Anne Shirley of L. M. Montgomery’s Anne of Green Gables series. She’s a heroine whose confidence in herself never wavers despite the obstacles she faces, and who gets the career and the man she always wanted, but only after staying true to herself first.
Who are my heroes and heroines in real life?
The mothers and fathers just scrapping by in this world, doing everything they can to provide for their families, especially when the world does not make that easy. They aren’t perfect people, but Pope Francis and President Jimmy Carter are two men who model compassion in inspiring ways.
Which movie would I recommend to see once in a lifetime?
As a fan of fantasy, that has to be the extended editions of the Lord of the Rings series from Peter Jackson. They brought to life an absolutely treasured world for so many people, and with enough love for it to defy expectations. If I must pick one movie only, then the Neverending Story will do. It captures the essence of what makes a good fantasy tale and the emotions of childhood and adolescence so well.
What role plays art in my life and work?
My work is art, and it has taken me a long time to call myself an artist. My paintbrush is the keyboard rather than a canvas, but it is art that must be imagined and mastered with daily practice nonetheless. I have also devoted a lot of time to sharpening my photographer’s eye and craft over the years as a food blogger. Whether on the page or in the viewfinder, my art reveals what I’ve observed about this life of ours.
Who is my greatest fan, sponsor, partner in crime?
My husband Ben is perhaps not my greatest fan, but he is both my greatest sponsor and partner in crime. I reserve the first accolade only because he is not an appreciator of short fiction, and I write both short and long fiction. But he is my partner in every way, and the person in this world who most wants to see me succeed.
Whom would I like to work with in 2017?
I am a solitary writer; collaboration is not my forte, nor my desire. But if we speak of “working with” in broader terms, perhaps learning from, then I’d like to work with any of the living authors in my previous lists or Stephen King, R. L. Stine, or Haruki Murakami.
Which people in my profession would I love to meet in 2017?
George R. R. Martin, Mary Doria Russell, Jane Espenson, John Scalzi.
What project, in 2017, am I looking forward to working on?
I thoroughly hope I will find it in me to finish my second draft of my second book, which is called Natural Disasters. I also have a science fiction epistolary story that I am very excited to get into sellable shape, and I’m enjoying playing with inspirations for a sequel to my fantasy novel coming out this summer.
Where can you see me or my work in 2017?
My first book, which is an epic fantasy, comes out 8/22/2017 from Meerkat Press.

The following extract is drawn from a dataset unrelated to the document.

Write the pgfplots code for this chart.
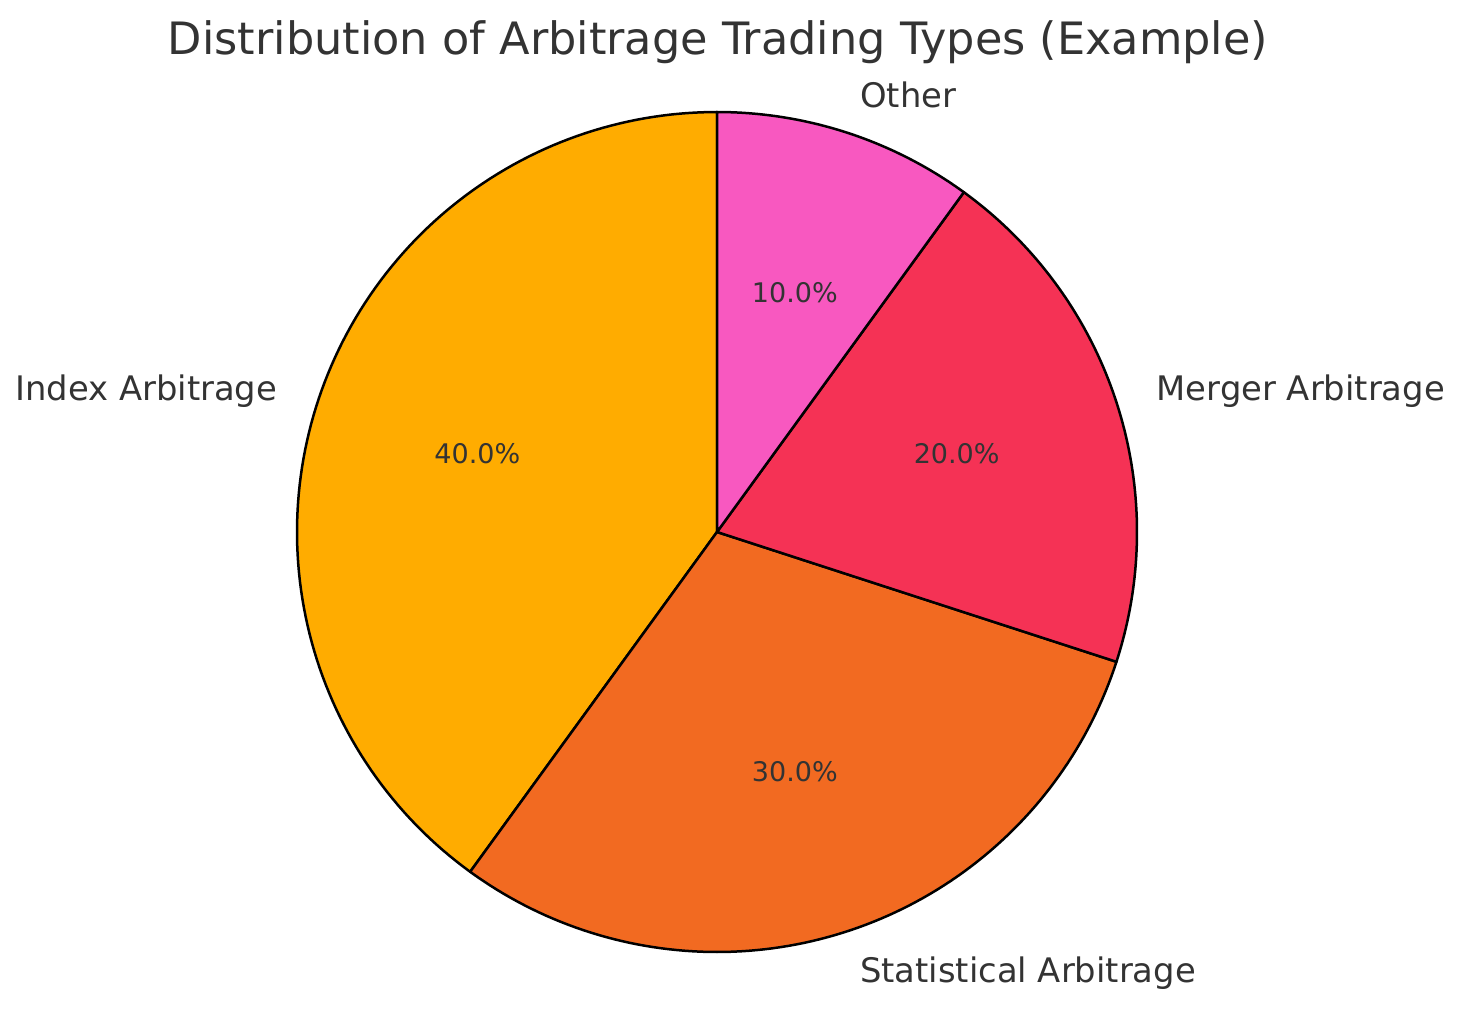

You can purchase Wings Unseen here
To learn more about all my creative work, head to my author website at http://RebeccaGomezFarrell.com. My food, drink, and travel blog is called the Gourmez and can be visited at http://thegourmez.com.
I will appear at various readings and conventions throughout the rest of the year in the Bay Area and Los Angeles and hopefully in North Carolina, Colorado, and Vancouver, Canada, as well. You can always drop me a line at firstname.lastname@example.org.
What do the words “Passion Never Retires” mean to me?
I cannot imagine a time when I do not have stories to tell, so in that sense, retirement will never come for me, nor would I want it too. It is a blessing that my passion is my work, and I hope it will continue to be, no matter what the future holds.
Which creative heroines should Peter invite to tell their story?
Some of the most interesting speculative fiction authors of our current age: N. K. Jemison, Mercedes Lackey, Alaya Dawn Johnson, Nisi Shawl, Vandana Singh, Ana Castillo.